Alone she stands there, surrounded by family and friends. The room is filled to the brim with grieving hearts waiting to burst through the seams of the doors to the outside.
Without the one person that had always stood next to her she is alone, even with the family that brushes by her shoulders and whispers their condolences in hopes to relieve some of her pain, her grief, her hurt.
It's not the same.
Still, she stands alone.
I only know what the pictures tell me. The wedding photo of two young lovers wrapped in each others arms, locked in each others gaze. The two sets of hands on a new born baby boy draped in terry cloth blankets, nestled deep in his mothers bosom. The wrinkled hands feeding each other the sweet homemade cake that only a 50th anniversary could provide.
All of this is gone and now she stands alone.
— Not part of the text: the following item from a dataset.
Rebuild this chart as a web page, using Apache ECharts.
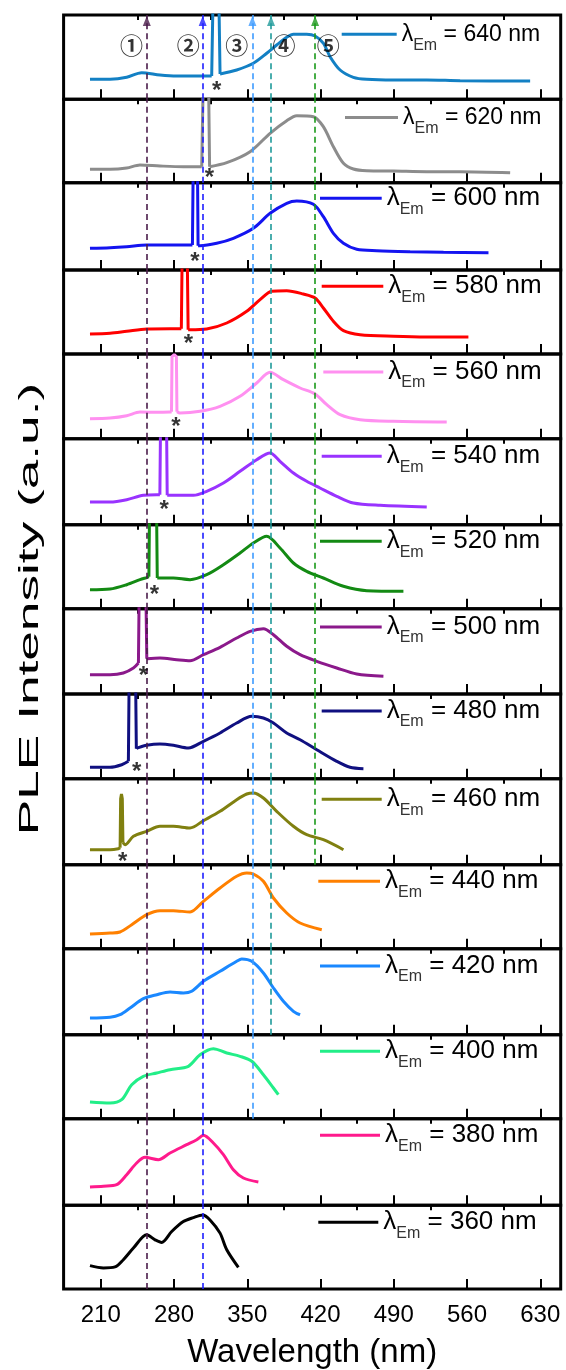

"He hadn't know me since January 23rd," she told me as she sheepishly stole glances at him. "He lost so much weight that I hardly recognize him, but they made him look really good. He looks real good. Don't he?" Her eyes met mine for a brief moment as she quietly walked into another room full of hard-backed wooden chairs.
She sat in the front row, sandwiched between her remaining son and his wife. With their arms around the top of her frame, her quiet sobs ultimately became silent as the pastor began the service.
"From what I was able to learn about Bob, I would say that he was the definition of a truly great man of God. Death for him was not an end, but rather a beginning of a life we here on Earth can only hope for."
Her shudders of pain quickly turned into nods of affirmation as if thinking to herself, "He was a good man. He is with God. I will see him again. I will not stand alone forever."